OÖN: Hatten Sie nach dem Tod das Gefühl, dass Sie Ihr Kind womöglich nie richtig gekannt haben?

Pitschmann: Man macht sich Vorwürfe, dass man etwas falsch gemacht hat, dass es so hat kommen müssen. Sie war eine wilde Biene. Wild und subversiv. Dass sie so ohne ein Wort geht, das begreife ich noch nicht.

OÖN: Wut?

Pitschmann: Dieses Verlassen-worden-Sein tut mir am meisten weh. Wenn dich jemand verlässt, hast du keine Wut. Ein Stück Herz ist mir herausgerissen. Andererseits: Wir hatten sie 32 Jahre.

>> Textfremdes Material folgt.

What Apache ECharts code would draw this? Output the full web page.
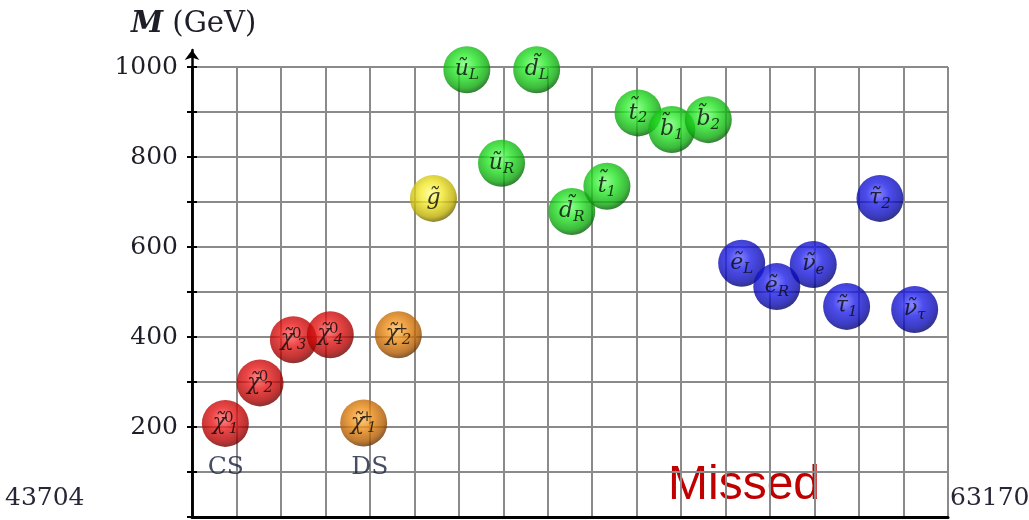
<!DOCTYPE html>
<html><head><meta charset="utf-8">
<script src="https://cdn.jsdelivr.net/npm/echarts@6/dist/echarts.min.js"></script>
<style>html,body{margin:0;padding:0;background:#fff}#c{width:1029px;height:520px}</style>
</head><body><div id="c"></div>
<script>
// ---- data ----
const bases  = ['χ\u0303','χ\u0303','χ\u0303','χ\u0303','χ\u0303','χ\u0303','g\u0303','u\u0303','d\u0303','u\u0303','d\u0303','t\u0303','t\u0303','b\u0303','b\u0303','e\u0303','e\u0303','ν\u0303','τ\u0303','τ\u0303','ν\u0303'];
const sups   = ['0','0','0','0','+','+','','','','','','','','','','','','','','',''];
const subs   = ['1','2','3','4','1','2','','L','L','R','R','1','2','1','2','L','R','e','1','2','τ'];
const xPos   = [0.75,1.53,2.28,3.11,3.86,4.64,5.43,6.18,7.75,6.96,8.54,9.33,10.03,10.79,11.61,12.36,13.15,13.97,14.72,15.47,16.25];
const masses = [208,298,394,405,209,405,708,994,994,786,679,735,898,861,883,564,512,561,468,708,461];
const groups = ['n','n','n','n','c','c','g','q','q','q','q','q','q','q','q','l','l','l','l','l','l'];
const groupNames = ['CS','DS'];
const groupX = [0.76,4.0];
const groupY = [111,111];
const yTicks = [0,100,200,300,400,500,600,700,800,900,1000];
const edgeLabels = ['43704','63170'];

const palette = {
  n:['#ff6a6a','#e81818','#b00000','#6a0000'],
  c:['#ffc060','#ea8a14','#b05a00','#663200'],
  g:['#ffff90','#f2e82a','#bcae00','#706200'],
  q:['#80ff80','#28e828','#0ca80c','#046004'],
  l:['#6a6aff','#2020ea','#0a0ab0','#000066']
};
function ball(g){
  const p = palette[g];
  return new echarts.graphic.RadialGradient(0.45,0.4,0.6,[
    {offset:0,color:p[0]},{offset:0.4,color:p[1]},{offset:0.82,color:p[2]},{offset:1,color:p[3]}]);
}
const pts = xPos.map((x,i)=>({value:[x,masses[i]], idx:i, itemStyle:{color:ball(groups[i])}}));
const chart = echarts.init(document.getElementById('c'));
const serif = "'DejaVu Serif','Liberation Serif',serif";
chart.setOption({
  animation:false,
  title:{text:'{i|M} (GeV)',left:126,top:5,textStyle:{fontFamily:serif,fontSize:29,color:'#1e1e28',fontWeight:'normal',
    rich:{i:{fontFamily:serif,fontStyle:'italic',fontWeight:'bold',fontSize:29,color:'#1e1e28'}}}},
  graphic:[
    {type:'text',left:5,top:486,style:{text:edgeLabels[0],font:"25px 'DejaVu Serif'",fill:'#262636'}},
    {type:'text',left:950,top:486,style:{text:edgeLabels[1],font:"25px 'DejaVu Serif'",fill:'#262636'}},
    {type:'text',left:668,top:462,style:{text:'Missed',font:"48px 'Liberation Sans'",fill:'#c00000'}}
  ],
  grid:[{left:192,top:67,width:756,height:450},{left:192,top:50,width:756,height:467}],
  xAxis:[
    {gridIndex:0,type:'value',min:0,max:17,interval:1,axisLine:{show:true,onZero:false,lineStyle:{color:'#000',width:3}},
     axisTick:{show:false},axisLabel:{show:false},splitLine:{show:true,lineStyle:{color:'#8a8a8a',width:2}}},
    {gridIndex:1,type:'value',show:false,min:0,max:17}
  ],
  yAxis:[
    {gridIndex:0,type:'value',min:0,max:1000,interval:100,
     axisLine:{show:true,onZero:false,lineStyle:{color:'#000',width:2.5}},
     axisTick:{show:true,length:5,lineStyle:{color:'#000',width:2}},
     axisLabel:{margin:14,fontFamily:serif,fontSize:25,color:'#1e1e28',
       formatter:v=>(v>0 && v%200===0 && yTicks.includes(v))?String(v):''},
     splitLine:{show:true,lineStyle:{color:'#8a8a8a',width:2}}},
    {gridIndex:0,type:'value',min:0,max:1000,interval:100,position:'left',
     axisLine:{show:false},axisTick:{show:true,inside:true,length:5,lineStyle:{color:'#000',width:2}},
     axisLabel:{show:false},splitLine:{show:false}},
    {gridIndex:1,type:'value',min:0,max:1040,
     axisLine:{show:true,onZero:false,symbol:['none','arrow'],symbolSize:[11,10],lineStyle:{color:'#000',width:2.5}},
     axisTick:{show:false},axisLabel:{show:false},splitLine:{show:false}}
  ],
  series:[
    {type:'scatter',xAxisIndex:0,yAxisIndex:0,symbol:'circle',symbolSize:47,data:pts,z:3,
     label:{show:true,position:'inside',
       formatter:p=>{const i=p.data.idx;let s='{m|'+bases[i]+'}';
         if(sups[i]) s+='{sup|'+sups[i]+'}';
         if(subs[i]) s+='{sub|'+subs[i]+'}';return s;},
       rich:{
         m:{fontFamily:serif,fontStyle:'italic',fontSize:22,color:'#0a0a0a',lineHeight:26,verticalAlign:'middle'},
         sup:{fontFamily:serif,fontSize:15,color:'#0a0a0a',width:0,align:'left',verticalAlign:'top',lineHeight:14,padding:[0,0,12,3]},
         sub:{fontFamily:serif,fontStyle:'italic',fontSize:15,color:'#0a0a0a',align:'left',verticalAlign:'bottom',lineHeight:14,padding:[10,0,0,0]}
       }}},
    {type:'scatter',xAxisIndex:0,yAxisIndex:0,symbolSize:0,z:4,
     data:groupX.map((x,i)=>({value:[x,groupY[i]],name:groupNames[i]})),
     label:{show:true,position:'inside',formatter:p=>p.name,fontFamily:serif,fontSize:25,color:'#18223c'}}
  ]
});
</script></body></html>
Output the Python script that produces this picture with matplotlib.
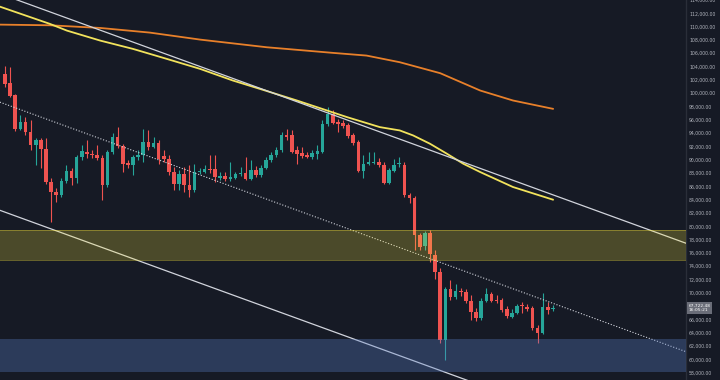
import numpy as np
import matplotlib.pyplot as plt
from matplotlib.transforms import blended_transform_factory

# daily candles
opens = [102900, 101600, 99650, 94550, 95600, 94100, 92150, 92900, 91550, 86600,
         85100, 84650, 86750, 88250, 87200, 90350, 91100, 90800, 90700, 90200,
         86150, 91100, 93350, 92000, 89450, 89150, 90350, 90650, 92650, 91900,
         92500, 90500, 90150, 88150, 86400, 87800, 86150, 85400, 88100, 88150,
         88550, 88550, 87300, 87550, 87050, 87300, 87800, 88000, 87150, 88400,
         87650, 88750, 89900, 90650, 91400, 93750, 93750, 91400, 91050, 90650,
         90400, 90900, 91150, 95300, 96900, 95650, 95500, 95150, 93650, 92650,
         88300, 89400, 89500, 89650, 89250, 86500, 88300, 89300, 89250, 84650,
         84300, 78650, 77000, 79000, 75650, 73150, 62900, 70500, 69300, 70300,
         70150, 68800, 67050, 66150, 68800, 69800, 68900, 68900, 67500, 66400,
         67000, 68100, 67900, 67650, 64650, 64000, 67900, 67500]
closes = [101400, 99550, 94550, 95600, 94100, 92150, 92900, 91550, 86600, 85100,
          84650, 86750, 88250, 87200, 90350, 91250, 90800, 90650, 90200, 86150,
          91100, 93350, 92000, 89300, 89150, 90350, 90700, 92650, 91900, 92500,
          90150, 90050, 88150, 86400, 87800, 86150, 85400, 88150, 88300, 88550,
          88400, 87400, 87550, 87050, 87350, 87800, 88000, 87150, 88400, 87650,
          88750, 89900, 90650, 91500, 93650, 93400, 91150, 90900, 90550, 90400,
          91000, 91300, 95400, 96900, 95500, 95300, 95000, 93500, 92500, 88300,
          89400, 89650, 89650, 89150, 86500, 88400, 89250, 89450, 84650, 84300,
          78650, 76900, 79000, 75800, 73150, 62900, 70500, 69300, 70300, 70050,
          68800, 67050, 66150, 68800, 69800, 68800, 68750, 67400, 66500, 67000,
          68000, 67950, 67550, 64650, 64000, 67900, 67400, 67722.48]
highs = [104150, 103900, 99950, 96650, 96350, 95900, 93200, 93200, 93200, 87200,
         85700, 87200, 89150, 88700, 90650, 92150, 92900, 91400, 92150, 90650,
         91400, 93950, 94850, 92300, 89900, 90650, 91400, 94550, 94400, 93400,
         92900, 91400, 90650, 88900, 88400, 88900, 89150, 89400, 88700, 89150,
         90650, 90650, 88100, 88100, 89650, 88100, 88850, 90400, 89900, 89000,
         89150, 90350, 91100, 91850, 94100, 94550, 94400, 92000, 91900, 91100,
         91400, 92150, 95900, 97900, 97400, 96050, 95900, 95450, 93950, 92900,
         90650, 91150, 91150, 90200, 89600, 88700, 90150, 90400, 89600, 84950,
         84500, 78950, 79250, 79400, 76400, 73700, 70850, 71900, 71400, 70700,
         70550, 69650, 67700, 69200, 70650, 70100, 69650, 69200, 68000, 67550,
         68300, 68650, 68300, 68000, 65150, 70000, 68650, 68150]
lows = [101000, 99350, 94250, 94400, 93650, 91400, 89150, 88700, 86300, 80600,
        83600, 84350, 86450, 86150, 86450, 89900, 90200, 90200, 89900, 83900,
        85850, 90800, 91700, 88100, 88700, 87650, 89900, 89650, 91400, 91700,
        89400, 89600, 87650, 85400, 85400, 85150, 84400, 85100, 87800, 87950,
        87950, 86650, 86900, 86750, 86750, 87050, 87500, 86900, 86900, 87350,
        87350, 88550, 89600, 90350, 91100, 92900, 90950, 89400, 90200, 90200,
        90150, 90150, 90950, 95000, 95300, 94150, 94700, 93200, 92150, 88100,
        87300, 89150, 89300, 88850, 86300, 86300, 88100, 88900, 84350, 83450,
        76400, 76400, 76400, 74650, 72150, 62450, 59900, 68900, 69050, 69500,
        68450, 65900, 65750, 65900, 68600, 68600, 68450, 67100, 66200, 66200,
        66800, 66900, 67250, 64400, 62400, 63800, 66800, 67250]

# moving averages (sampled along the curve)
ma_slow_x = [-1, 8.8, 18.6, 28.3, 38.1, 51.1, 64.1, 70.6, 77.1, 85, 92.8, 99.2, 107]
ma_slow = [110300, 110200, 109800, 109100, 108050, 106900, 106050, 105650, 104650, 103000, 100400, 98900, 97650]
ma_fast_x = [-1, 8.8, 12.1, 18.6, 25, 31.6, 38.1, 44.5, 50.8, 57, 66.8, 73.2, 77.1, 79.7, 83, 86.3, 89.5, 92.8, 99.2, 107]
ma_fast = [113000, 110400, 109400, 107900, 106650, 105150, 103650, 101900, 100400, 98900, 96400, 94900,
           94400, 93650, 92400, 90900, 89400, 88150, 85900, 84000]

# trendlines: [start index, end index], [start price, end price]
line_x = [-1, 133]
upper_line = [114950, 77450]
mid_line = [98650, 61150]
lower_line = [82400, 44900]

# zones
resistance_zone = (75000, 79400)
support_zone = (58150, 63050)

y_ticks = list(range(58000, 116000, 2000))
hidden_tick = 68000  # sits behind the last price label

bg = '#161a25'
up_col = '#26a69a'
down_col = '#ef5350'

fig = plt.figure(figsize=(7.2, 3.8), dpi=100)
fig.patch.set_facecolor(bg)
ax = fig.add_axes([0, 0, 686 / 720, 1])
ax.set_facecolor(bg)

x = np.arange(len(opens))
o = np.array(opens)
c = np.array(closes)
cols = [up_col if cc >= oo else down_col for oo, cc in zip(o, c)]

# wicks and bodies
ax.vlines(x, lows, highs, colors=cols, lw=0.8, zorder=2)
body_bottom = np.minimum(o, c)
body_height = np.maximum(np.abs(c - o), 120)
ax.bar(x, body_height, bottom=body_bottom, width=0.7, color=cols, lw=0, zorder=2)

# moving averages
ax.plot(ma_slow_x, ma_slow, color='#e8802a', lw=1.3, zorder=3)
ax.plot(ma_fast_x, ma_fast, color='#f2e35c', lw=1.3, zorder=3)

# channel lines
ax.plot(line_x, upper_line, color='#d1d4dc', lw=0.9, zorder=3)
ax.plot(line_x, lower_line, color='#d1d4dc', lw=0.9, zorder=3)
ax.plot(line_x, mid_line, color='#d1d4dc', lw=0.8, ls=(0, (1, 1.6)), zorder=3)

# zones
ax.axhspan(*resistance_zone, color='#ffeb3b', alpha=0.23, lw=0, zorder=4)
for v in resistance_zone:
    ax.axhline(v, color='#ffeb3b', alpha=0.35, lw=0.7, zorder=4)
ax.axhspan(*support_zone, color='#5b7fc7', alpha=0.33, lw=0, zorder=4)

ax.set_xlim(-0.98, 133)
ax.set_ylim(56900, 113905)

ax.set_xticks([])
ax.yaxis.tick_right()
ax.set_yticks(y_ticks)
ax.set_yticklabels(['' if v == hidden_tick else f'{v:,.2f}' for v in y_ticks])
ax.tick_params(axis='y', length=0, pad=2.2, labelsize=3.3, labelcolor='#b2b5be')
for s in ['top', 'left', 'bottom']:
    ax.spines[s].set_visible(False)
ax.spines['right'].set_color('#2a2e39')
ax.spines['right'].set_linewidth(1)

# last price label
trans = blended_transform_factory(ax.transAxes, ax.transData)
ax.text(1.004, closes[-1], f'{closes[-1]:,.2f}\n16:05:21', transform=trans,
        ha='left', va='center', fontsize=3.2, color='#ffffff', linespacing=1.3,
        bbox=dict(boxstyle='square,pad=0.35', fc='#6a6d78', ec='none'),
        clip_on=False, zorder=6)

plt.savefig('out.png', dpi=100, facecolor=bg)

Unheimlich turbulente Jahre. Künstler, kreative Menschen, haben eine andere Sicht des Lebens. Sie war kreativ und sehr kritisch. Wir haben auch viel gefightet miteinander. Weil ich manches nicht verstanden habe, in meinem bürgerlichen Denken. Sie hat uns auch ein Stück weit angeschoben.

OÖN: Was hätten Sie Ihrer Tochter gerne noch gesagt?

Pitschmann: Du bist immer noch bei uns.